### Work required:
Identify the lines holding "that" and copy them.

-- Begin --

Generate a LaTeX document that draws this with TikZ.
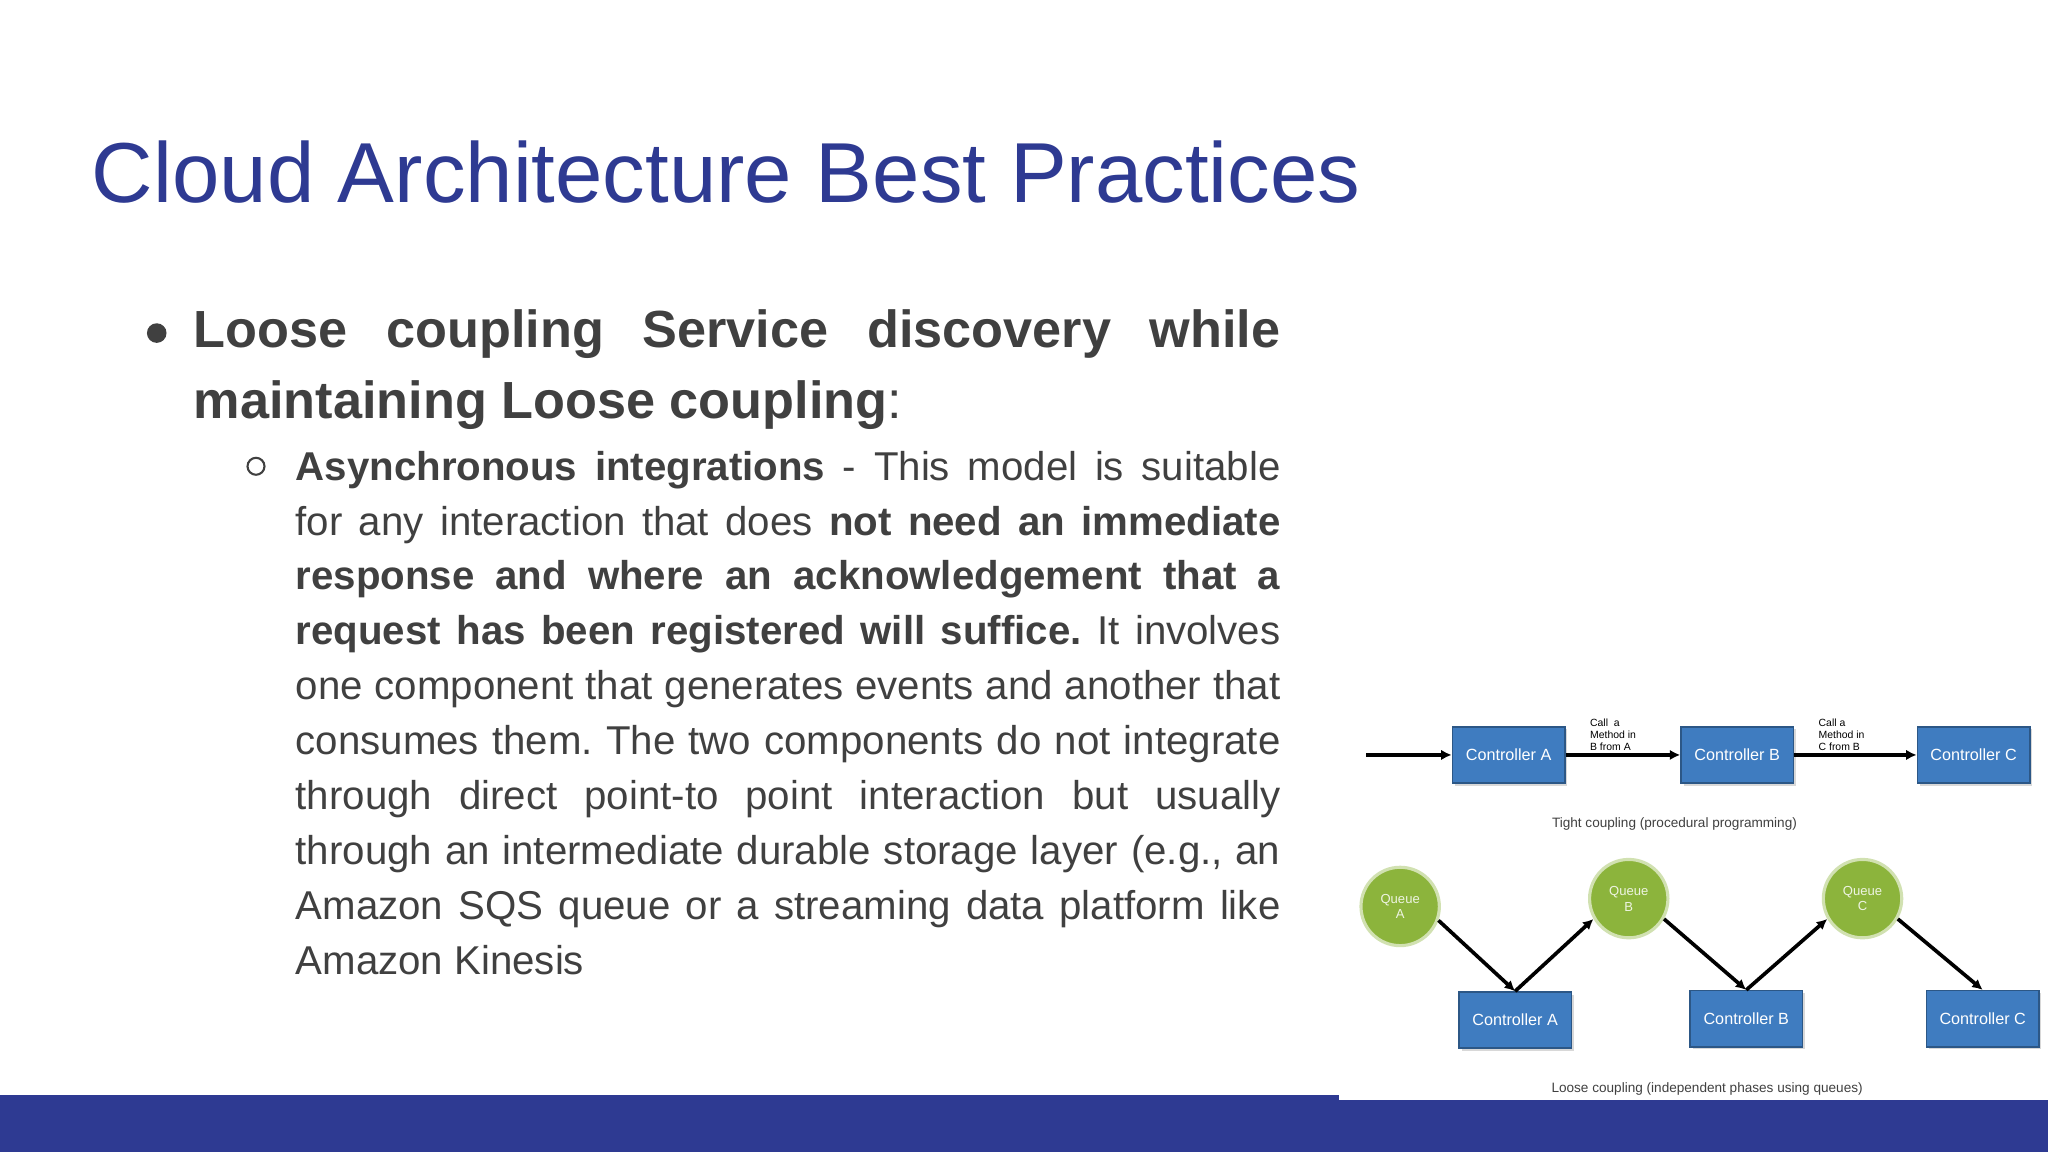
\documentclass[tikz,border=0pt]{standalone}
\usepackage{fontspec}
\setmainfont{Liberation Sans}
\usetikzlibrary{arrows.meta,shadows}
\definecolor{titleblue}{HTML}{2E3A92}
\definecolor{txt}{HTML}{404040}
\definecolor{boxblue}{HTML}{3F7CC0}
\definecolor{qgreen}{HTML}{8CB43C}
\tikzset{
  ctrl/.style={draw=boxblue!70!black,line width=0.6pt,fill=boxblue,text=white,minimum width=43pt,minimum height=21.5pt,inner sep=0pt,font=\fontsize{6.2}{7}\selectfont,drop shadow={shadow xshift=1pt,shadow yshift=-1pt,opacity=0.3}},
  queue/.style={circle,draw=qgreen!40!white,line width=1.2pt,fill=qgreen,text=white!85!qgreen,minimum size=30pt,inner sep=0pt,align=center,font=\fontsize{5}{6}\selectfont},
  arr/.style={-{Latex[length=4pt,width=4pt]},line width=1.4pt},
  lbl/.style={font=\fontsize{4}{4.6}\selectfont,align=left,inner sep=0pt},
  captxt/.style={font=\fontsize{5.2}{6}\selectfont,text=txt,inner sep=0pt}
}
\begin{document}
\begin{tikzpicture}[x=0.5pt,y=0.5pt]
\useasboundingbox (0,0) rectangle (1568,-882);
\fill[white] (0,0) rectangle (1568,-882);
\fill[titleblue] (0,-838) rectangle (1568,-882);
\fill[white] (1025,-518) rectangle (1568,-842);
% title
\node[anchor=base west,inner sep=0pt,text=titleblue,font=\fontsize{32.6}{40}\selectfont] (title) at (70,-155) {Cloud Architecture Best Practices};
% bullet
\fill[txt] (120,-255) circle (7.5);
\node[anchor=north west,inner sep=0pt,text width=416pt,align=justify,text=txt,font=\fontsize{20}{27}\selectfont] (b1) at (148,-237)
{\textbf{Loose coupling Service discovery while}\linebreak\textbf{maintaining Loose coupling}:};
\draw[txt,line width=0.8pt] (196,-357) circle (6.5);
\node[anchor=north west,inner sep=0pt,text width=377pt,align=justify,text=txt,font=\fontsize{15.4}{21}\selectfont] (b2) at (226,-345)
{\frenchspacing\hyphenpenalty=10000\exhyphenpenalty=10000
\textbf{Asynchronous integrations} - This model is suitable\linebreak
for any interaction that does \textbf{not need an immediate}\linebreak
\textbf{response and where an acknowledgement that a}\linebreak
\textbf{request has been registered will suffice.} It involves\linebreak
one component that generates events and another that\linebreak
consumes them. The two components do not integrate\linebreak
through direct point-to point interaction but usually\linebreak
through an intermediate durable storage layer (e.g., an\linebreak
Amazon SQS queue or a streaming data platform like\linebreak
Amazon Kinesis};
% diagram top
\coordinate (in) at (1046,-578);
\node[ctrl] (ca) at (1155,-578) {Controller A};
\node[ctrl] (cb) at (1330,-578) {Controller B};
\node[ctrl] (cc) at (1511,-578) {Controller C};
\draw[arr] (in) -- (ca);
\draw[arr] (ca) -- (cb);
\draw[arr] (cb) -- (cc);
\node[lbl,anchor=south west] (l1) at (1217,-575) {Call\ \ a\\Method in\\B from A};
\node[lbl,anchor=south west] (l2) at (1392,-575) {Call a\\Method in\\C from B};
\node[captxt] (cap1) at (1282,-631) {Tight coupling (procedural programming)};
% diagram bottom
\node[queue] (qa) at (1072,-694) {Queue\\A};
\node[queue] (qb) at (1247,-688) {Queue\\B};
\node[queue] (qc) at (1426,-688) {Queue\\C};
\node[ctrl] (da) at (1160,-781) {Controller A};
\node[ctrl] (db) at (1337,-780) {Controller B};
\node[ctrl] (dc) at (1518,-780) {Controller C};
\draw[arr] (qa.-20) -- (da.north);
\draw[arr] (da.north) -- (qb.-150);
\draw[arr] (qb.-30) -- (db.north);
\draw[arr] (db.north) -- (qc.-150);
\draw[arr] (qc.-30) -- (dc.north);
\node[captxt] (cap2) at (1307,-834) {Loose coupling (independent phases using queues)};
\end{tikzpicture}
\end{document}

-- End --

### Written solution:
Generate a LaTeX document that draws this with TikZ.
for any interaction that does \textbf{not need an immediate}\linebreak
\textbf{response and where an acknowledgement that a}\linebreak
one component that generates events and another that\linebreak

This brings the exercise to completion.